Large and important projects have been born out of states of emergency. The U.S. space program is a result of the Cold War; the construction of the Underground in London was expedited in the wake of World War I, and many of the residents of the city found prolonged and organized shelter from the heavy bombardments in the Tube stations in World War II. Parts of it, the construction of which was halted because of the war, became an underground plant for the production of airplane spare parts.

The Tel Aviv underground, which was supposed to have started rolling years ago, has been delayed mainly due to excuses concerning a lack of funding. The true cost, about NIS 1.5 billion, has not been weighed with courage and determination against the enormous benefit. Now, when it is clear that it is necessary to fortify extensive areas at the cost of billions, it is necessary to consider again the original plans from the time of Yitzhak Rabin's government.
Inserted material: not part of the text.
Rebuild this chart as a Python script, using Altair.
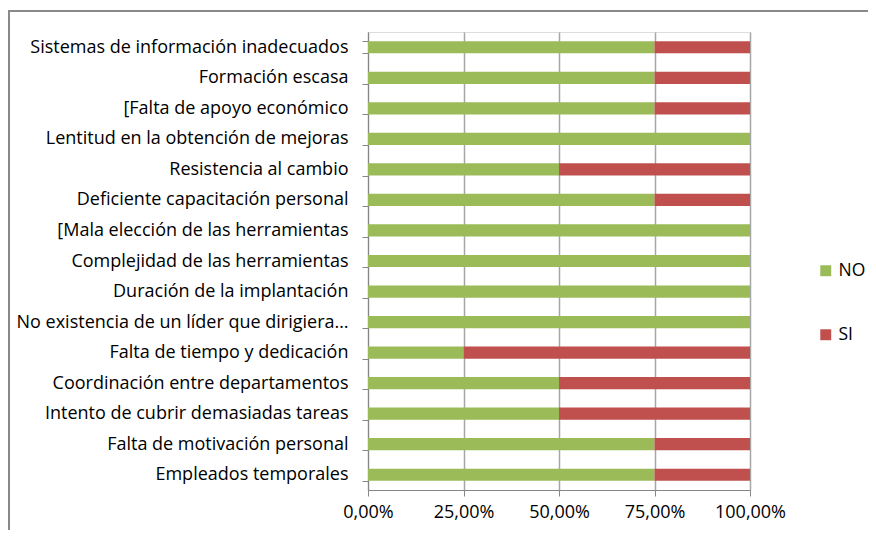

Not the light train, which would make use "in the meantime" of existing public transportation lanes (until they are finished), nor any other transportation trick that will satisfy the duty "transportation referent" bureaucrat at the Finance Ministry but will be something to weep over for generations. An efficient mass transit system in Tel Aviv must be subterranean, of large capacity and fast.

There is no way to "correct" a transportation infrastructure that was created in the 1920s for a few jitneys and donkeys. Tel Aviv, which absorbs about half of all the cars in Israel every day, where there is no parking infrastructure, where the city's business center is not accessible, and where the old buses pollute the air at a dangerous level must line up with the capitals of the world and rely on a sophisticated system that centers around an efficient underground train.

This principle has been valid for years. Now it's a "two for the price of one" principle: In addition to its economic advantages (use of the station areas for businesses and parking, time saving, profits from taxation, the creation of jobs and more), the improvement of life in the city (Athens, which suffered from deadly air pollution and crowding, has leaped an entire era forward thanks to its underground train system) and the pride (a national civil achievement is an important value, especially in light of the depression and the damage to the nation's military pride; the Egyptians are calling the subway system in Cairo "our modern pyramids"), the center of the country will gain a convenient and pleasant protected space, suitable for sheltering a large population.

The large expenditure will then pay off several times over - in money, in the welfare of the public, in the urban aesthetics, and, most importantly, in human lives.